■ **WHAT TO PRODUCE**: All of the material should be reproduced exactly, with pictures left out.

■ **DATA SEGMENT**:
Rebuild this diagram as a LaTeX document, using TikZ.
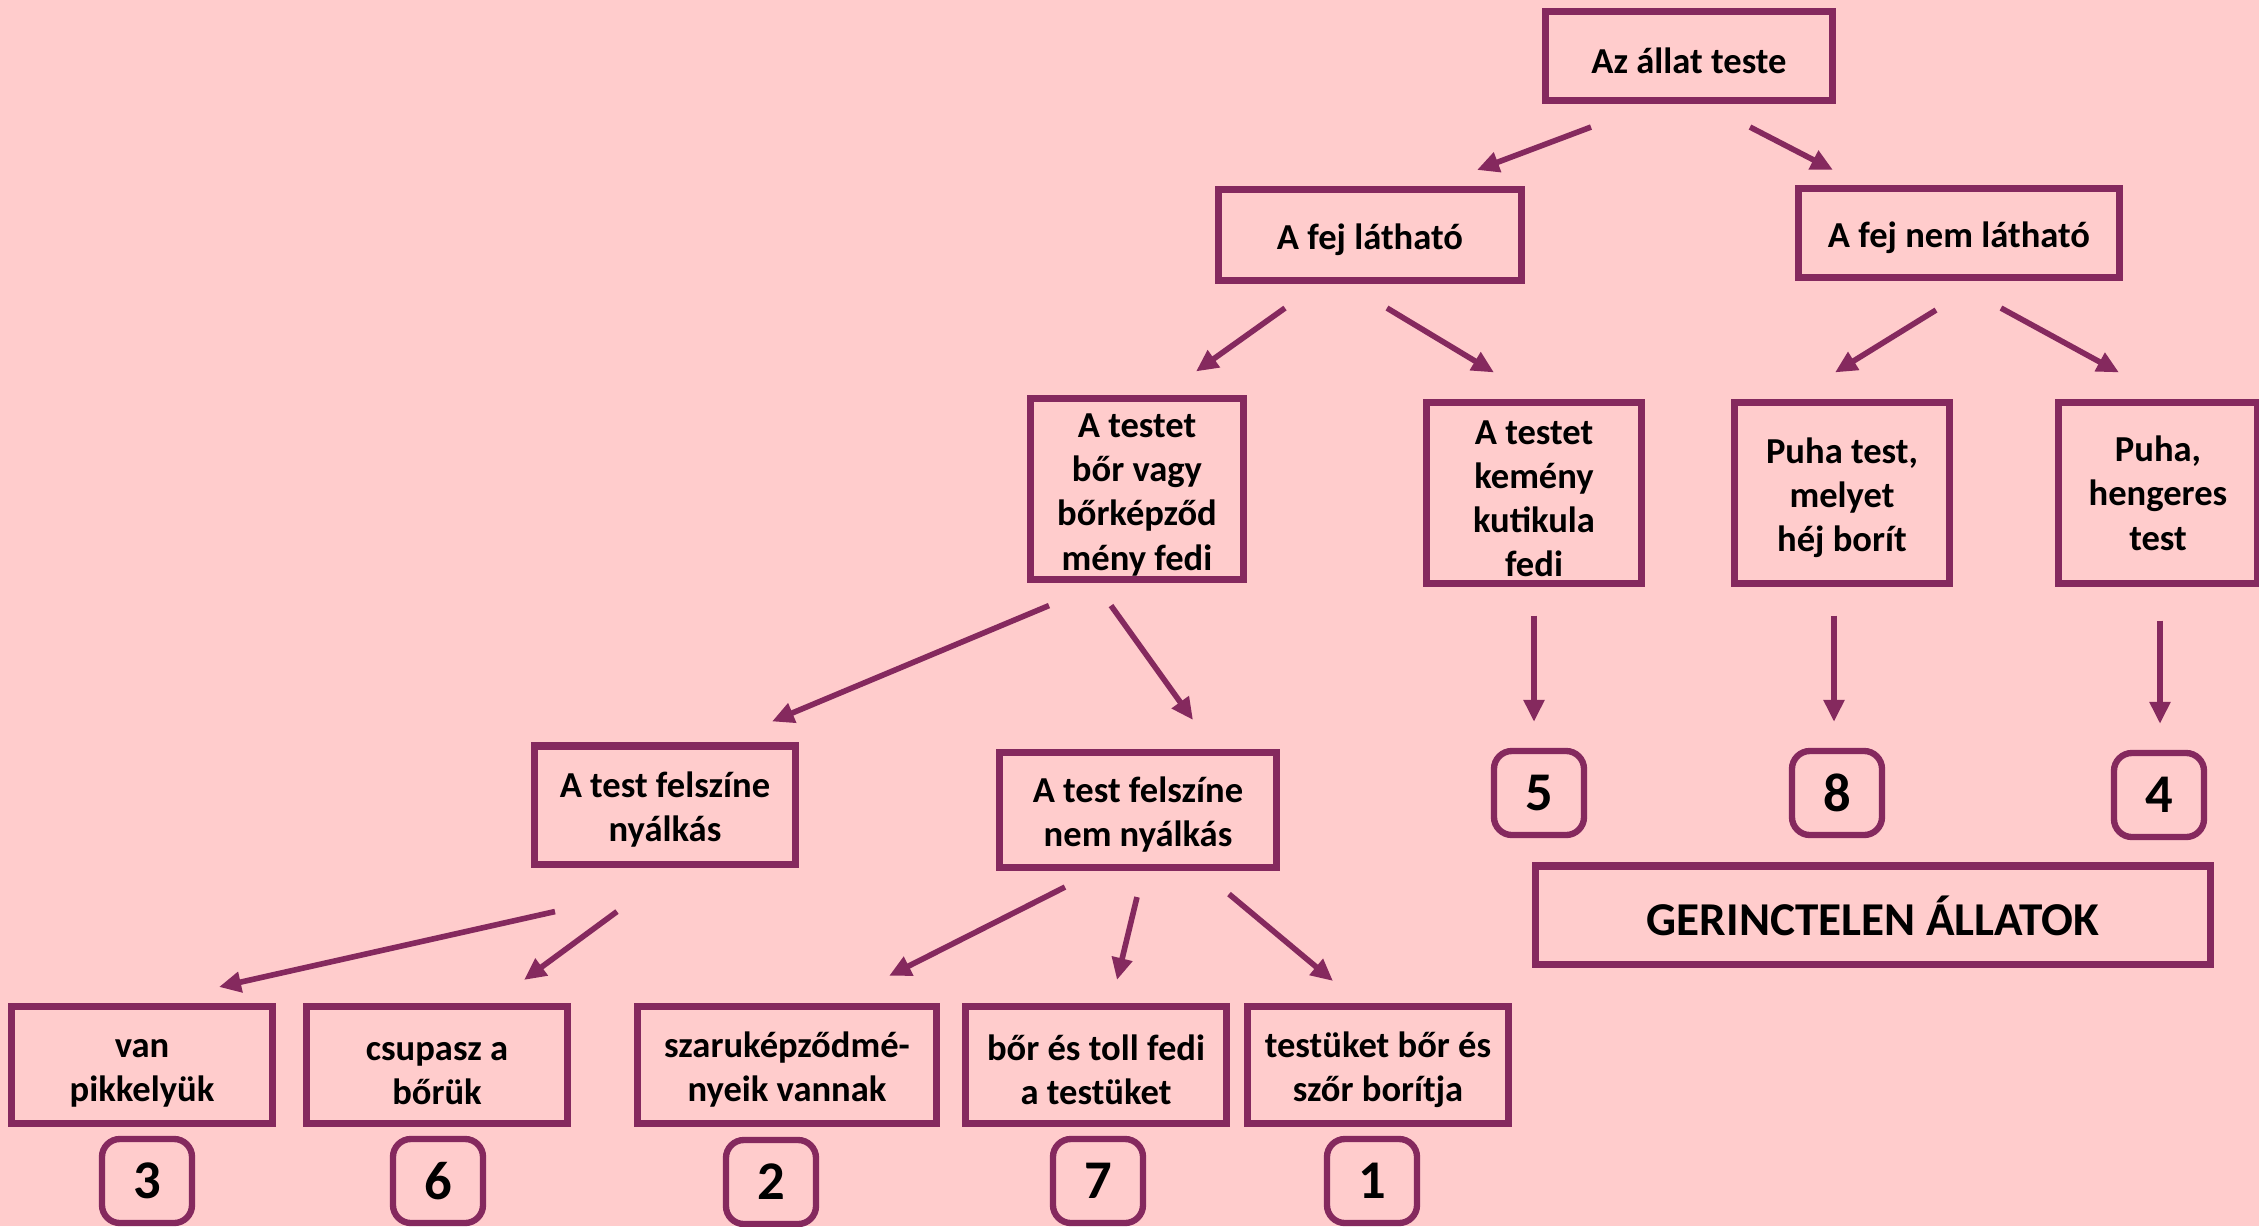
\documentclass[tikz,border=0pt]{standalone}
\usepackage{fontspec}
\setmainfont{Carlito}
\usepackage{tikz}
\usetikzlibrary{arrows.meta}
\definecolor{bgpink}{RGB}{255,204,204}
\definecolor{plum}{RGB}{133,41,94}
\newcommand{\topstrut}{\rule{0pt}{10pt}}
\tikzstyle{box} = [rectangle, draw=plum, line width=2pt, inner sep=0pt, align=center, font=\fontsize{10.4}{12.6}\selectfont\bfseries]
\tikzstyle{numbox} = [rectangle, rounded corners=0.18cm, draw=plum, line width=1.8pt, minimum width=0.9cm, minimum height=0.84cm, font=\fontsize{15.5}{18}\selectfont\bfseries]
\tikzstyle{arrow} = [draw=plum, line width=1.6pt, -{Triangle[length=0.22cm,width=0.2cm]}]

\begin{document}
\begin{tikzpicture}[x=0.01cm, y=-0.01cm]
                        \fill[bgpink] (0,0) rectangle (2259,1226);
                        \useasboundingbox (0,0) rectangle (2259,1226);

                        \node (top) [box, minimum width=2.87cm, minimum height=0.89cm] at (1689,56) {\topstrut Az állat teste};

                        \node (fej) [box, minimum width=3.02cm, minimum height=0.91cm] at (1370,235) {\topstrut A fej látható};
                        \node (nemfej) [box, minimum width=3.21cm, minimum height=0.89cm] at (1959,233) {\topstrut A fej nem látható};

                        \node (bor) [box, minimum width=2.13cm, minimum height=1.80cm] at (1137,489) {\topstrut A testet\\bőr vagy\\bőrképződ\\mény fedi};
                        \node (kutikula) [box, minimum width=2.15cm, minimum height=1.80cm] at (1534,493) {\topstrut A testet\\kemény\\kutikula\\fedi};
                        \node (hej) [box, minimum width=2.14cm, minimum height=1.80cm] at (1842,493) {\topstrut Puha test,\\melyet\\héj borít};
                        \node (henger) [box, minimum width=1.98cm, minimum height=1.80cm] at (2158,493) {Puha,\\hengeres\\test};

                        \node (nyalkas) [box, minimum width=2.61cm, minimum height=1.18cm] at (665,805) {\topstrut A test felszíne\\nyálkás};
                        \node (nemnyalkas) [box, minimum width=2.76cm, minimum height=1.15cm] at (1138,810) {\topstrut A test felszíne\\nem nyálkás};

                        \node (n5) [numbox] at (1539,793) {5};
                        \node (n8) [numbox] at (1837,793) {8};
                        \node (n4) [numbox] at (2159,795) {4};
                        \node (gerinctelen) [box, minimum width=6.74cm, minimum height=0.98cm, font=\fontsize{13.4}{16}\selectfont\bfseries] at (1873,915) {\rule{0pt}{12pt}GERINCTELEN ÁLLATOK};

                        \node (pikkely) [box, minimum width=2.60cm, minimum height=1.17cm] at (142,1065) {\topstrut van\\pikkelyük};
                        \node (csupasz) [box, minimum width=2.61cm, minimum height=1.17cm] at (437,1065) {\topstrut csupasz a\\bőrük};
                        \node (szaru) [box, minimum width=2.98cm, minimum height=1.17cm] at (787,1065) {\topstrut szaruképződmé-\\nyeik vannak};
                        \node (toll) [box, minimum width=2.61cm, minimum height=1.17cm] at (1096,1065) {\topstrut bőr és toll fedi\\a testüket};
                        \node (szor) [box, minimum width=2.60cm, minimum height=1.17cm] at (1378,1065) {\topstrut testüket bőr és\\szőr borítja};

                        \node (n3) [numbox] at (147,1181) {3};
                        \node (n6) [numbox] at (438,1181) {6};
                        \node (n2) [numbox] at (771,1182) {2};
                        \node (n7) [numbox] at (1098,1181) {7};
                        \node (n1) [numbox] at (1372,1181) {1};

                        \draw[arrow] ([shift={(-98,23)}]top.south) -- ([shift={(107,-16)}]fej.north);
                        \draw[arrow] ([shift={(61,23)}]top.south) -- ([shift={(-126,-15)}]nemfej.north);

                        \draw[arrow] ([shift={(-85,24)}]fej.south) -- ([shift={(59,-24)}]bor.north);
                        \draw[arrow] ([shift={(17,24)}]fej.south) -- ([shift={(-40,-27)}]kutikula.north);
                        \draw[arrow] ([shift={(-23,29)}]nemfej.south) -- ([shift={(-7,-27)}]hej.north);
                        \draw[arrow] ([shift={(42,27)}]nemfej.south) -- ([shift={(-39,-27)}]henger.north);

                        \draw[arrow] ([shift={(-88,23)}]bor.south) -- ([shift={(107,-21)}]nyalkas.north);
                        \draw[arrow] ([shift={(-26,23)}]bor.south) -- ([shift={(55,-29)}]nemnyalkas.north);
                        \draw[arrow] ([shift={(0,29)}]kutikula.south) -- ([shift={(-5,-26)}]n5.north);
                        \draw[arrow] ([shift={(-8,29)}]hej.south) -- ([shift={(-3,-26)}]n8.north);
                        \draw[arrow] ([shift={(2,34)}]henger.south) -- ([shift={(1,-26)}]n4.north);

                        \draw[arrow] ([shift={(-110,44)}]nyalkas.south) -- ([shift={(77,-16)}]pikkely.north);
                        \draw[arrow] ([shift={(-48,44)}]nyalkas.south) -- ([shift={(87,-23)}]csupasz.north);
                        \draw[arrow] ([shift={(-73,16)}]nemnyalkas.south) -- ([shift={(102,-27)}]szaru.north);
                        \draw[arrow] ([shift={(-1,26)}]nemnyalkas.south) -- ([shift={(21,-23)}]toll.north);
                        \draw[arrow] ([shift={(91,23)}]nemnyalkas.south) -- ([shift={(-45,-22)}]szor.north);

                    \end{tikzpicture}
\end{document}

■ **SOLUTION FOR THIS PROBLEM**:
Rebuild this diagram as a LaTeX document, using TikZ.
\documentclass[tikz,border=0pt]{standalone}
\usepackage{fontspec}
\setmainfont{Carlito}
\usepackage{tikz}
\usetikzlibrary{arrows.meta}
\definecolor{bgpink}{RGB}{255,204,204}
\definecolor{plum}{RGB}{133,41,94}
\newcommand{\topstrut}{\rule{0pt}{10pt}}
\tikzstyle{box} = [rectangle, draw=plum, line width=2pt, inner sep=0pt, align=center, font=\fontsize{10.4}{12.6}\selectfont\bfseries]
\tikzstyle{numbox} = [rectangle, rounded corners=0.18cm, draw=plum, line width=1.8pt, minimum width=0.9cm, minimum height=0.84cm, font=\fontsize{15.5}{18}\selectfont\bfseries]
\tikzstyle{arrow} = [draw=plum, line width=1.6pt, -{Triangle[length=0.22cm,width=0.2cm]}]

\begin{document}
\begin{tikzpicture}[x=0.01cm, y=-0.01cm]
                        \fill[bgpink] (0,0) rectangle (2259,1226);
                        \useasboundingbox (0,0) rectangle (2259,1226);

                        \node (top) [box, minimum width=2.87cm, minimum height=0.89cm] at (1689,56) {\topstrut Az állat teste};

                        \node (fej) [box, minimum width=3.02cm, minimum height=0.91cm] at (1370,235) {\topstrut A fej látható};
                        \node (nemfej) [box, minimum width=3.21cm, minimum height=0.89cm] at (1959,233) {\topstrut A fej nem látható};

                        \node (bor) [box, minimum width=2.13cm, minimum height=1.80cm] at (1137,489) {\topstrut A testet\\bőr vagy\\bőrképződ\\mény fedi};
                        \node (kutikula) [box, minimum width=2.15cm, minimum height=1.80cm] at (1534,493) {\topstrut A testet\\kemény\\kutikula\\fedi};
                        \node (hej) [box, minimum width=2.14cm, minimum height=1.80cm] at (1842,493) {\topstrut Puha test,\\melyet\\héj borít};
                        \node (henger) [box, minimum width=1.98cm, minimum height=1.80cm] at (2158,493) {Puha,\\hengeres\\test};

                        \node (nyalkas) [box, minimum width=2.61cm, minimum height=1.18cm] at (665,805) {\topstrut A test felszíne\\nyálkás};
                        \node (nemnyalkas) [box, minimum width=2.76cm, minimum height=1.15cm] at (1138,810) {\topstrut A test felszíne\\nem nyálkás};

                        \node (n5) [numbox] at (1539,793) {5};
                        \node (n8) [numbox] at (1837,793) {8};
                        \node (n4) [numbox] at (2159,795) {4};
                        \node (gerinctelen) [box, minimum width=6.74cm, minimum height=0.98cm, font=\fontsize{13.4}{16}\selectfont\bfseries] at (1873,915) {\rule{0pt}{12pt}GERINCTELEN ÁLLATOK};

                        \node (pikkely) [box, minimum width=2.60cm, minimum height=1.17cm] at (142,1065) {\topstrut van\\pikkelyük};
                        \node (csupasz) [box, minimum width=2.61cm, minimum height=1.17cm] at (437,1065) {\topstrut csupasz a\\bőrük};
                        \node (szaru) [box, minimum width=2.98cm, minimum height=1.17cm] at (787,1065) {\topstrut szaruképződmé-\\nyeik vannak};
                        \node (toll) [box, minimum width=2.61cm, minimum height=1.17cm] at (1096,1065) {\topstrut bőr és toll fedi\\a testüket};
                        \node (szor) [box, minimum width=2.60cm, minimum height=1.17cm] at (1378,1065) {\topstrut testüket bőr és\\szőr borítja};

                        \node (n3) [numbox] at (147,1181) {3};
                        \node (n6) [numbox] at (438,1181) {6};
                        \node (n2) [numbox] at (771,1182) {2};
                        \node (n7) [numbox] at (1098,1181) {7};
                        \node (n1) [numbox] at (1372,1181) {1};

                        \draw[arrow] ([shift={(-98,23)}]top.south) -- ([shift={(107,-16)}]fej.north);
                        \draw[arrow] ([shift={(61,23)}]top.south) -- ([shift={(-126,-15)}]nemfej.north);

                        \draw[arrow] ([shift={(-85,24)}]fej.south) -- ([shift={(59,-24)}]bor.north);
                        \draw[arrow] ([shift={(17,24)}]fej.south) -- ([shift={(-40,-27)}]kutikula.north);
                        \draw[arrow] ([shift={(-23,29)}]nemfej.south) -- ([shift={(-7,-27)}]hej.north);
                        \draw[arrow] ([shift={(42,27)}]nemfej.south) -- ([shift={(-39,-27)}]henger.north);

                        \draw[arrow] ([shift={(-88,23)}]bor.south) -- ([shift={(107,-21)}]nyalkas.north);
                        \draw[arrow] ([shift={(-26,23)}]bor.south) -- ([shift={(55,-29)}]nemnyalkas.north);
                        \draw[arrow] ([shift={(0,29)}]kutikula.south) -- ([shift={(-5,-26)}]n5.north);
                        \draw[arrow] ([shift={(-8,29)}]hej.south) -- ([shift={(-3,-26)}]n8.north);
                        \draw[arrow] ([shift={(2,34)}]henger.south) -- ([shift={(1,-26)}]n4.north);

                        \draw[arrow] ([shift={(-110,44)}]nyalkas.south) -- ([shift={(77,-16)}]pikkely.north);
                        \draw[arrow] ([shift={(-48,44)}]nyalkas.south) -- ([shift={(87,-23)}]csupasz.north);
                        \draw[arrow] ([shift={(-73,16)}]nemnyalkas.south) -- ([shift={(102,-27)}]szaru.north);
                        \draw[arrow] ([shift={(-1,26)}]nemnyalkas.south) -- ([shift={(21,-23)}]toll.north);
                        \draw[arrow] ([shift={(91,23)}]nemnyalkas.south) -- ([shift={(-45,-22)}]szor.north);

                    \end{tikzpicture}
\end{document}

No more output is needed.